1. Basic Definitions and Theorems

We use AsciiDoc’s custom roles to describe definitions and theorems.

Example 1. Definition 1 (Prime Number)

A natural number greater than 1 that has no positive divisors other than 1 and itself is called a prime number.

Example 2. Theorem 1 (Fundamental Theorem of Arithmetic)

Every integer greater than 1 either is a prime number itself or can be represented as the product of prime numbers, and this representation is unique, up to the order of the factors.

Example 3. Proof

(Proof omitted) It can be shown by mathematical induction.

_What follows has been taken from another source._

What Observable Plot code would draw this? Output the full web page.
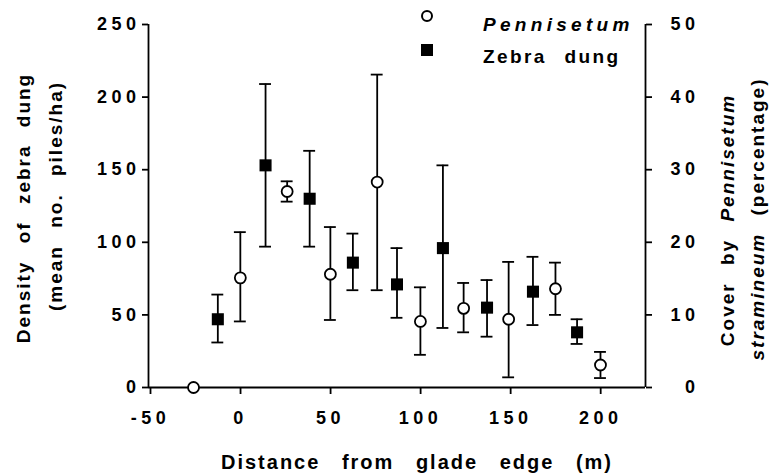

2. Propositions and Lemmas

Example 4. Proposition 1

Any even number is divisible by 2.

Example 5. Lemma 0

If \( n^2 \) is an even number, then \( n \) is also an even number.

Example 6. Proof

We prove the contrapositive. If \( n \) is an odd number, then \( n \) can be written as \( n = 2k + 1 \) for some integer \( k \). Then \( n^2 = (2k+1)^2 = 4k^2 + 4k + 1 = 2(2k^2 + 2k) + 1 \), which is an odd number. Since the contrapositive is true, the original proposition is also true.

3. Describing Corollaries

Example 7. Corollary

There are infinitely many prime numbers.

4. Application: Euler’s Formula

Example 8. Theorem 1 (Euler’s Formula)

For any \( \theta \in \mathbb{R} \), the following holds:

\[e^{i\theta} = \cos\theta + i\sin\theta\]

Example 9. Proof

Defined using Taylor series expansion. Derived by substituting \( x = i\theta \) into the Maclaurin series expansions of \( e^x, \sin x, \cos x \) and comparing.